>> begin Extracted entries

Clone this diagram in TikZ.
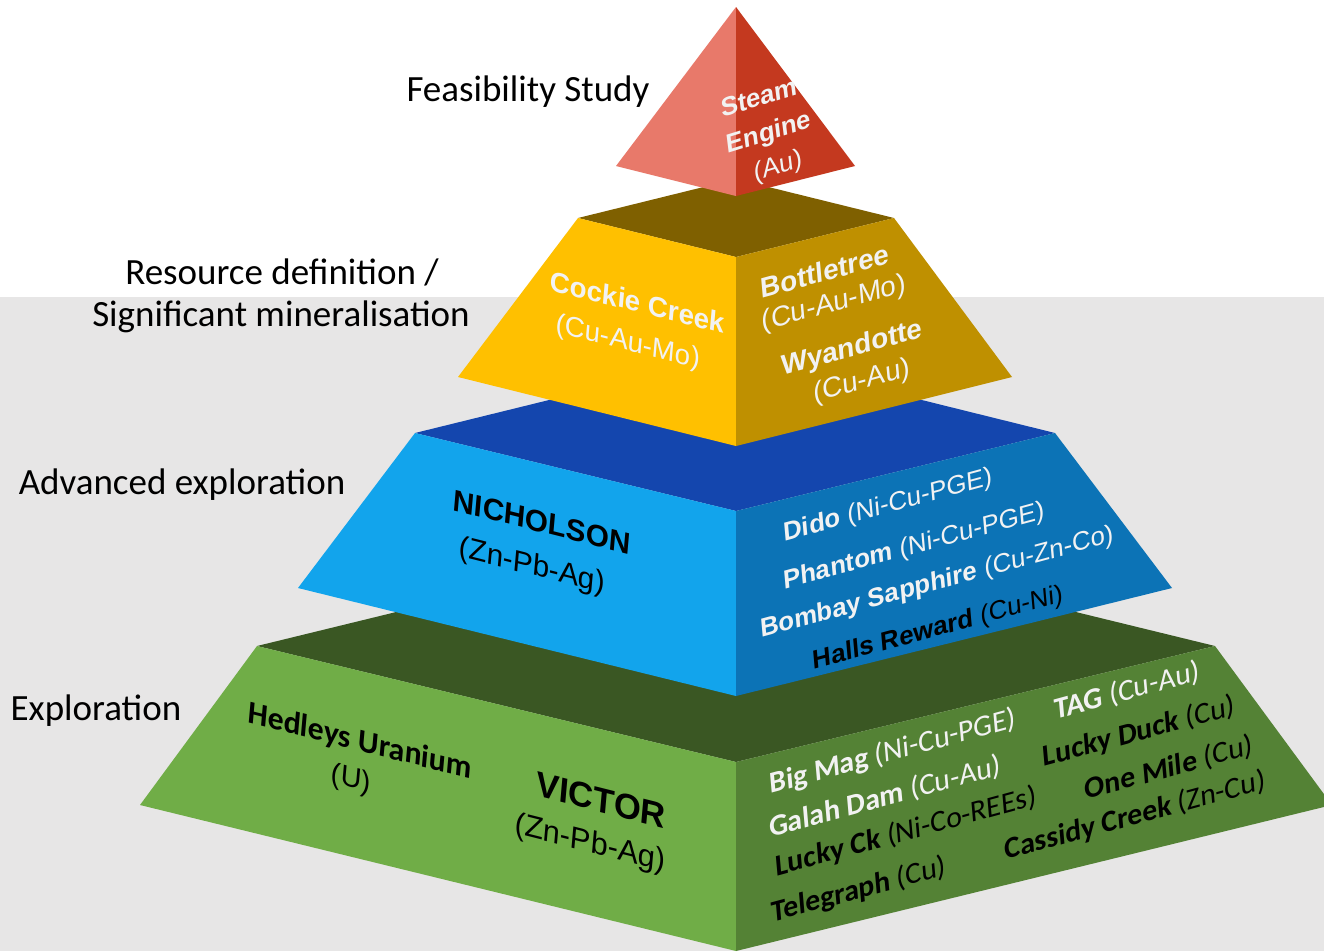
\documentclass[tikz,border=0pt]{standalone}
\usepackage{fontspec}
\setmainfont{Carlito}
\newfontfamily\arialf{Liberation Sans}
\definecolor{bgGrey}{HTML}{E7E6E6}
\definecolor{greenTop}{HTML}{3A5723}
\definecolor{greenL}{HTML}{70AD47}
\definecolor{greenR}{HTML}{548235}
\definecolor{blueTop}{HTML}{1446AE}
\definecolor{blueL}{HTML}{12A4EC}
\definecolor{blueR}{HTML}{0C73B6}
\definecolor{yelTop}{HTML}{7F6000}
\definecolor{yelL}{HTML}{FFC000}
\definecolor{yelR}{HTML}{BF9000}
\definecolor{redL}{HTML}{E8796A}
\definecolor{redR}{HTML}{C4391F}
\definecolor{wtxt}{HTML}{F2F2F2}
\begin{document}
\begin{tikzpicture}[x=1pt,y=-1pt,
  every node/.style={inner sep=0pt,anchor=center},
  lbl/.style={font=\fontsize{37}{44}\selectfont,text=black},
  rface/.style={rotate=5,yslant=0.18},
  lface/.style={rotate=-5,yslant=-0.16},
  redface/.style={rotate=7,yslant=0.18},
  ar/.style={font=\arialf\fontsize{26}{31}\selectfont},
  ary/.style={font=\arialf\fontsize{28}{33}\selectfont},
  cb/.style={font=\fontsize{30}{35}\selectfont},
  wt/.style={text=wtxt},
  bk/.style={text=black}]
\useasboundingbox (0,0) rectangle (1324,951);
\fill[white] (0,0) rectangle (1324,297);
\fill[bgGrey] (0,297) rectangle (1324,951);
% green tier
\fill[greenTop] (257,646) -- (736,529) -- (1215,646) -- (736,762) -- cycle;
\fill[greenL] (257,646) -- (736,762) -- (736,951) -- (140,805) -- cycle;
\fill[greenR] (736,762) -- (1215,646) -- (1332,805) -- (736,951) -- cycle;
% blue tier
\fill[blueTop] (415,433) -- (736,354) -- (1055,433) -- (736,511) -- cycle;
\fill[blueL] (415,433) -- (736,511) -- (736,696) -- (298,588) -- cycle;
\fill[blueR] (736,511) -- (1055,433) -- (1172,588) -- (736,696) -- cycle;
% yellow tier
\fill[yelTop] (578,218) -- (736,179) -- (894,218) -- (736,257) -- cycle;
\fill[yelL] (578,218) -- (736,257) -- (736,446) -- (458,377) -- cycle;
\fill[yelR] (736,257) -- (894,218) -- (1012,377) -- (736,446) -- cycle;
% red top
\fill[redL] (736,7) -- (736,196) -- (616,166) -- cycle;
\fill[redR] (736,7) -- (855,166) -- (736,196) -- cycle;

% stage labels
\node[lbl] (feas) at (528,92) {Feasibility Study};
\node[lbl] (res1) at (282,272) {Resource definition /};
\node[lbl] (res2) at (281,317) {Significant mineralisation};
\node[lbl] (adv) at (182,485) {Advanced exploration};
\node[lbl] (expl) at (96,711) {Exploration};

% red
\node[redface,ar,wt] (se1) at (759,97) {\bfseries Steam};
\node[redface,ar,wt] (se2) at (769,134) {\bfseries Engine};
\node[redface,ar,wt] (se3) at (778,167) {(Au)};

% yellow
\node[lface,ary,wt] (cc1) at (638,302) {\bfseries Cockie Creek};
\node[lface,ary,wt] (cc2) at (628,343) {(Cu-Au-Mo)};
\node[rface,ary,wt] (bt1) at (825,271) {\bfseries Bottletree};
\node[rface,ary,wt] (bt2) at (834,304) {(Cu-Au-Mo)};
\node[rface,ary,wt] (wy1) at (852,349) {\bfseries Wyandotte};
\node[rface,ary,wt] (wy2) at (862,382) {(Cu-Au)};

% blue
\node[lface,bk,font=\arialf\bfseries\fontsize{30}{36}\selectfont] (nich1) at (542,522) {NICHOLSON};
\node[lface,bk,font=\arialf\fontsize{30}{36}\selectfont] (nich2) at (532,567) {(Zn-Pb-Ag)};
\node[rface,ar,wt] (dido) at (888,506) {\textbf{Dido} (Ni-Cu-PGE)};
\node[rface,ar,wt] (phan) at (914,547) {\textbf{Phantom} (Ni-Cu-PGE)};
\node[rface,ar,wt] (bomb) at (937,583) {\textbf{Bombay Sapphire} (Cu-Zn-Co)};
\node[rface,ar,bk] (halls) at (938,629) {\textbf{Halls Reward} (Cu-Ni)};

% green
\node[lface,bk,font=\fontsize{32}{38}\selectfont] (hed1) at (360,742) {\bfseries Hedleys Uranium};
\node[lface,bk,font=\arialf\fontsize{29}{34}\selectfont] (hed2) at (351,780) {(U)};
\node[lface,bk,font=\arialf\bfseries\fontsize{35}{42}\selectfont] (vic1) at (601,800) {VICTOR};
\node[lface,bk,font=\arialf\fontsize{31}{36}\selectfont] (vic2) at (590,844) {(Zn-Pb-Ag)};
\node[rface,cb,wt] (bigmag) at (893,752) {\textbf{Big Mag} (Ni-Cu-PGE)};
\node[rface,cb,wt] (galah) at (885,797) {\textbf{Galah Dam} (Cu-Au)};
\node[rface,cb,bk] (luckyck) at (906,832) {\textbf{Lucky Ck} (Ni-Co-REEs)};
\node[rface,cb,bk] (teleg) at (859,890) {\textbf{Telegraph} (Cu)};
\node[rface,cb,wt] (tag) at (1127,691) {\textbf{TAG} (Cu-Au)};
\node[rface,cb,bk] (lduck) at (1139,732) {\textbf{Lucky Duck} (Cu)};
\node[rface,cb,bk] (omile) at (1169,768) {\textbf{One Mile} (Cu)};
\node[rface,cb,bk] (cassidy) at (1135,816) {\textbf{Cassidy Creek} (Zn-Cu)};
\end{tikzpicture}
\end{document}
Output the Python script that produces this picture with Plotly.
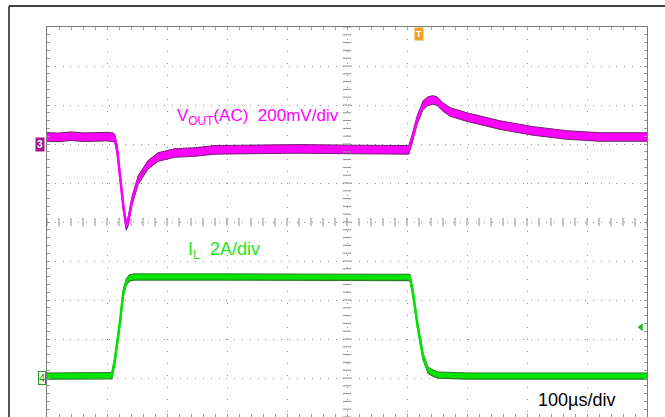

>> end Extracted entries

• Exercise prompt
Except for the pictures, print the data above exactly.

• Worked solution
Clone this diagram in TikZ.
\documentclass[tikz,border=0pt]{standalone}
\usepackage{fontspec}
\setmainfont{Carlito}
\newfontfamily\arialf{Liberation Sans}
\definecolor{bgGrey}{HTML}{E7E6E6}
\definecolor{greenTop}{HTML}{3A5723}
\definecolor{greenL}{HTML}{70AD47}
\definecolor{greenR}{HTML}{548235}
\definecolor{blueTop}{HTML}{1446AE}
\definecolor{blueL}{HTML}{12A4EC}
\definecolor{blueR}{HTML}{0C73B6}
\definecolor{yelTop}{HTML}{7F6000}
\definecolor{yelL}{HTML}{FFC000}
\definecolor{yelR}{HTML}{BF9000}
\definecolor{redL}{HTML}{E8796A}
\definecolor{redR}{HTML}{C4391F}
\definecolor{wtxt}{HTML}{F2F2F2}
\begin{document}
\begin{tikzpicture}[x=1pt,y=-1pt,
  every node/.style={inner sep=0pt,anchor=center},
  lbl/.style={font=\fontsize{37}{44}\selectfont,text=black},
  rface/.style={rotate=5,yslant=0.18},
  lface/.style={rotate=-5,yslant=-0.16},
  redface/.style={rotate=7,yslant=0.18},
  ar/.style={font=\arialf\fontsize{26}{31}\selectfont},
  ary/.style={font=\arialf\fontsize{28}{33}\selectfont},
  cb/.style={font=\fontsize{30}{35}\selectfont},
  wt/.style={text=wtxt},
  bk/.style={text=black}]
\useasboundingbox (0,0) rectangle (1324,951);
\fill[white] (0,0) rectangle (1324,297);
\fill[bgGrey] (0,297) rectangle (1324,951);
% green tier
\fill[greenTop] (257,646) -- (736,529) -- (1215,646) -- (736,762) -- cycle;
\fill[greenL] (257,646) -- (736,762) -- (736,951) -- (140,805) -- cycle;
\fill[greenR] (736,762) -- (1215,646) -- (1332,805) -- (736,951) -- cycle;
% blue tier
\fill[blueTop] (415,433) -- (736,354) -- (1055,433) -- (736,511) -- cycle;
\fill[blueL] (415,433) -- (736,511) -- (736,696) -- (298,588) -- cycle;
\fill[blueR] (736,511) -- (1055,433) -- (1172,588) -- (736,696) -- cycle;
% yellow tier
\fill[yelTop] (578,218) -- (736,179) -- (894,218) -- (736,257) -- cycle;
\fill[yelL] (578,218) -- (736,257) -- (736,446) -- (458,377) -- cycle;
\fill[yelR] (736,257) -- (894,218) -- (1012,377) -- (736,446) -- cycle;
% red top
\fill[redL] (736,7) -- (736,196) -- (616,166) -- cycle;
\fill[redR] (736,7) -- (855,166) -- (736,196) -- cycle;

% stage labels
\node[lbl] (feas) at (528,92) {Feasibility Study};
\node[lbl] (res1) at (282,272) {Resource definition /};
\node[lbl] (res2) at (281,317) {Significant mineralisation};
\node[lbl] (adv) at (182,485) {Advanced exploration};
\node[lbl] (expl) at (96,711) {Exploration};

% red
\node[redface,ar,wt] (se1) at (759,97) {\bfseries Steam};
\node[redface,ar,wt] (se2) at (769,134) {\bfseries Engine};
\node[redface,ar,wt] (se3) at (778,167) {(Au)};

% yellow
\node[lface,ary,wt] (cc1) at (638,302) {\bfseries Cockie Creek};
\node[lface,ary,wt] (cc2) at (628,343) {(Cu-Au-Mo)};
\node[rface,ary,wt] (bt1) at (825,271) {\bfseries Bottletree};
\node[rface,ary,wt] (bt2) at (834,304) {(Cu-Au-Mo)};
\node[rface,ary,wt] (wy1) at (852,349) {\bfseries Wyandotte};
\node[rface,ary,wt] (wy2) at (862,382) {(Cu-Au)};

% blue
\node[lface,bk,font=\arialf\bfseries\fontsize{30}{36}\selectfont] (nich1) at (542,522) {NICHOLSON};
\node[lface,bk,font=\arialf\fontsize{30}{36}\selectfont] (nich2) at (532,567) {(Zn-Pb-Ag)};
\node[rface,ar,wt] (dido) at (888,506) {\textbf{Dido} (Ni-Cu-PGE)};
\node[rface,ar,wt] (phan) at (914,547) {\textbf{Phantom} (Ni-Cu-PGE)};
\node[rface,ar,wt] (bomb) at (937,583) {\textbf{Bombay Sapphire} (Cu-Zn-Co)};
\node[rface,ar,bk] (halls) at (938,629) {\textbf{Halls Reward} (Cu-Ni)};

% green
\node[lface,bk,font=\fontsize{32}{38}\selectfont] (hed1) at (360,742) {\bfseries Hedleys Uranium};
\node[lface,bk,font=\arialf\fontsize{29}{34}\selectfont] (hed2) at (351,780) {(U)};
\node[lface,bk,font=\arialf\bfseries\fontsize{35}{42}\selectfont] (vic1) at (601,800) {VICTOR};
\node[lface,bk,font=\arialf\fontsize{31}{36}\selectfont] (vic2) at (590,844) {(Zn-Pb-Ag)};
\node[rface,cb,wt] (bigmag) at (893,752) {\textbf{Big Mag} (Ni-Cu-PGE)};
\node[rface,cb,wt] (galah) at (885,797) {\textbf{Galah Dam} (Cu-Au)};
\node[rface,cb,bk] (luckyck) at (906,832) {\textbf{Lucky Ck} (Ni-Co-REEs)};
\node[rface,cb,bk] (teleg) at (859,890) {\textbf{Telegraph} (Cu)};
\node[rface,cb,wt] (tag) at (1127,691) {\textbf{TAG} (Cu-Au)};
\node[rface,cb,bk] (lduck) at (1139,732) {\textbf{Lucky Duck} (Cu)};
\node[rface,cb,bk] (omile) at (1169,768) {\textbf{One Mile} (Cu)};
\node[rface,cb,bk] (cassidy) at (1135,816) {\textbf{Cassidy Creek} (Zn-Cu)};
\end{tikzpicture}
\end{document}
Output the Python script that produces this picture with Plotly.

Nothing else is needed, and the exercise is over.